実況と解説はなくバーチャル形式だったが、このときは「絶対に放送せなあかん!」という使命感に突き動かされた。
毎年、夏の大会前には12校全てを訪れ、学校紹介VTRも作成している。
その際に、とある学校の監督さんに「清水さんはこの辺の野球のこと何でも知ってるなぁ」と言われたのが「めっちゃうれしかったんです」という清水さん。
実際、清水さんはこの12校のことを本当に何でも知っているし、他のスタッフさんたちも高校野球中継への熱量はとても大きい。
野球中継で1番大変なことは何か聞いてみたら、「事前の準備ですね。意外と試合が始まってからは僕は大変じゃないんです。皆さんがそれぞれの持ち場で動いてくださるので。むしろ僕はそれまでのお膳立てをするのが仕事。各種申請、資料作り、お弁当の手配とか。

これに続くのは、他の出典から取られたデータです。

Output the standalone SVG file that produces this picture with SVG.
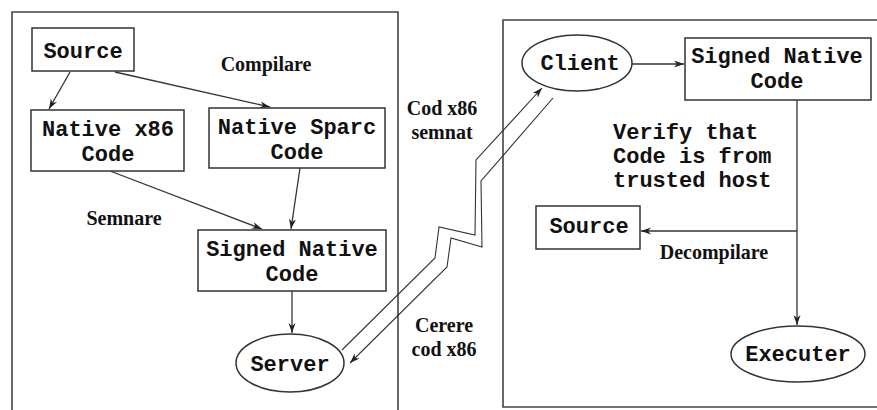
<svg xmlns="http://www.w3.org/2000/svg" width="877" height="410" viewBox="0 0 877 410">
<defs>
<marker id="arr" viewBox="0 0 10 8" refX="10" refY="4" markerWidth="10" markerHeight="8" markerUnits="userSpaceOnUse" orient="auto">
<path d="M0,0.5 L10,4 L0,7.5 L3,4 z" fill="#222"/>
</marker>
<style>
.panel{fill:none;stroke:#444;stroke-width:1.6}
.box{fill:#fff;stroke:#333;stroke-width:1.5}
.node{font-family:"Liberation Mono","DejaVu Sans Mono",monospace;font-weight:bold;font-size:22px;fill:#111;text-anchor:middle}
.lbl{font-family:"Liberation Serif","DejaVu Serif",serif;font-weight:bold;font-size:20px;fill:#111;text-anchor:middle}
.con{fill:none;stroke:#333;stroke-width:1.3}
.zig{fill:none;stroke:#333;stroke-width:1.1}
</style>
</defs>
<rect width="877" height="410" fill="#fff"/>
<g id="panels">
<path class="panel" d="M12,412 V12 H398 V412"/>
<path class="panel" d="M880,20 H503 V407 H880"/>
</g>
<g id="connectors">
<line class="con" x1="70" y1="72" x2="49" y2="109" marker-end="url(#arr)"/>
<line class="con" x1="115" y1="72" x2="270" y2="107" marker-end="url(#arr)"/>
<line class="con" x1="110" y1="171" x2="262" y2="229" marker-end="url(#arr)"/>
<line class="con" x1="300" y1="168" x2="291" y2="229" marker-end="url(#arr)"/>
<line class="con" x1="292" y1="291" x2="292" y2="333" marker-end="url(#arr)"/>
<line class="con" x1="632" y1="64" x2="684" y2="64" marker-end="url(#arr)"/>
<line class="con" x1="797" y1="100" x2="797" y2="325" marker-end="url(#arr)"/>
<line class="con" x1="797" y1="231" x2="641" y2="231" marker-end="url(#arr)"/>
<polyline class="zig" points="342,350 435,258 439,227 475,235 476,160 542,88" marker-end="url(#arr)"/>
<polyline class="zig" points="553,98 481,181 482,247 451,238 447,267 350,363" marker-end="url(#arr)"/>
</g>
<g id="labels">
<text class="lbl" x="266" y="71">Compilare</text>
<text class="lbl" x="124" y="225">Semnare</text>
<text class="lbl" x="442" y="115">Cod x86</text>
<text class="lbl" x="442" y="139">semnat</text>
<text class="lbl" x="444" y="332">Cerere</text>
<text class="lbl" x="444" y="356">cod x86</text>
<text class="lbl" x="714" y="259">Decompilare</text>
</g>
<g id="source-left">
<rect class="box" x="32" y="28" width="102" height="43"/>
<text class="node" x="83" y="58">Source</text>
</g>
<g id="native-x86">
<rect class="box" x="31" y="110" width="153" height="61"/>
<text class="node" x="108" y="136">Native x86</text>
<text class="node" x="108" y="161">Code</text>
</g>
<g id="native-sparc">
<rect class="box" x="209" y="108" width="176" height="60"/>
<text class="node" x="297" y="134">Native Sparc</text>
<text class="node" x="297" y="159">Code</text>
</g>
<g id="signed-left">
<rect class="box" x="198" y="230" width="188" height="61"/>
<text class="node" x="292" y="256">Signed Native</text>
<text class="node" x="292" y="281">Code</text>
</g>
<g id="server">
<ellipse class="box" cx="290" cy="363" rx="54" ry="29"/>
<text class="node" x="290" y="371">Server</text>
</g>
<g id="client">
<ellipse class="box" cx="577" cy="63" rx="55" ry="28"/>
<text class="node" x="580" y="70">Client</text>
</g>
<g id="signed-right">
<rect class="box" x="685" y="38" width="186" height="62"/>
<text class="node" x="777" y="63">Signed Native</text>
<text class="node" x="777" y="88">Code</text>
</g>
<g id="verify-text">
<text class="node" style="text-anchor:start" x="613" y="139">Verify that</text>
<text class="node" style="text-anchor:start" x="613" y="163">Code is from</text>
<text class="node" style="text-anchor:start" x="613" y="187">trusted host</text>
</g>
<g id="source-right">
<rect class="box" x="536" y="206" width="104" height="43"/>
<text class="node" x="589" y="233">Source</text>
</g>
<g id="executer">
<ellipse class="box" cx="798" cy="354" rx="67" ry="28"/>
<text class="node" x="798" y="361">Executer</text>
</g>
</svg>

終わってからは経費の精算などですね」
みんなに頼りにされている清水さんは、誰がどんな無茶ブリをしても「はい、ありますよー!」「はい、わかりますよー!」と二つ返事で答えてくれるから益々頼りにされるタイプ。
「ちょっとそれはわからないですーってなるのが嫌なんで、色々想定して準備しています。用意する資料の数が多すぎて、いつも大きいバッグの中に資料がパンパンに入ってるんですよ(笑)」
BAN-BANネットワークスにとって、高校野球中継は年間を通して1番の一大イベント。
テレビ制作課の社員8名と協力スタッフ6名が総力戦で作り上げている。
清水さんは普段はニュース番組を担当していて、他のスタッフもそれぞれに色んな番組を担当しているが、高校野球の間は予定を空けられるようにスケジュールを調整して臨んでいる。
1番こだわっていることは「スタンドにもドラマがある」こと。
コロナ以降、今のところスタンドリポートは立てられていないものの、スタンド取材を担当するスタッフが試合中に駆け回り、選手の親御さんのコメントをもらいに出向き、実況アナウンサーにメモを読んでもらって放送にのせる。
25年もやっているため、東播磨地域ではよく認知されていて、選手や保護者の方々に喜んでいただいている。
BAN-BANの地域貢献に呼応するかのように、東播磨地域の高校野球は年々強くなっており、加古川北と東播磨は甲子園にも出場した。
数年前、甲子園に出場したときの選手が監督になって帰ってきた。
これにはスタッフ一同、感慨もひとしおだった。
その監督さんが、自分が高校生だったときの試合中継の録画を今でも全部持ってくれていることを清水さんから聞き、私も曲がりなりにもいちスタッフとして、本当にうれしく思った。
よく考えてみると、25年の内、なんと20年も携わらせてもらっていることに驚きつつ、BAN-BANがこんなに熱意があって年々進化している素晴らしいケーブルテレビ局であることを改めて知り、惚れ直すような気持ちになった。
大きな地元愛を持って高校野球に向き合っているBAN-BANネットワークスで仕事をさせてもらえていることを誇らしく思います。
これからも地域密着で、まちをめぐり、こころをつなぐ放送を。そして野球中継を。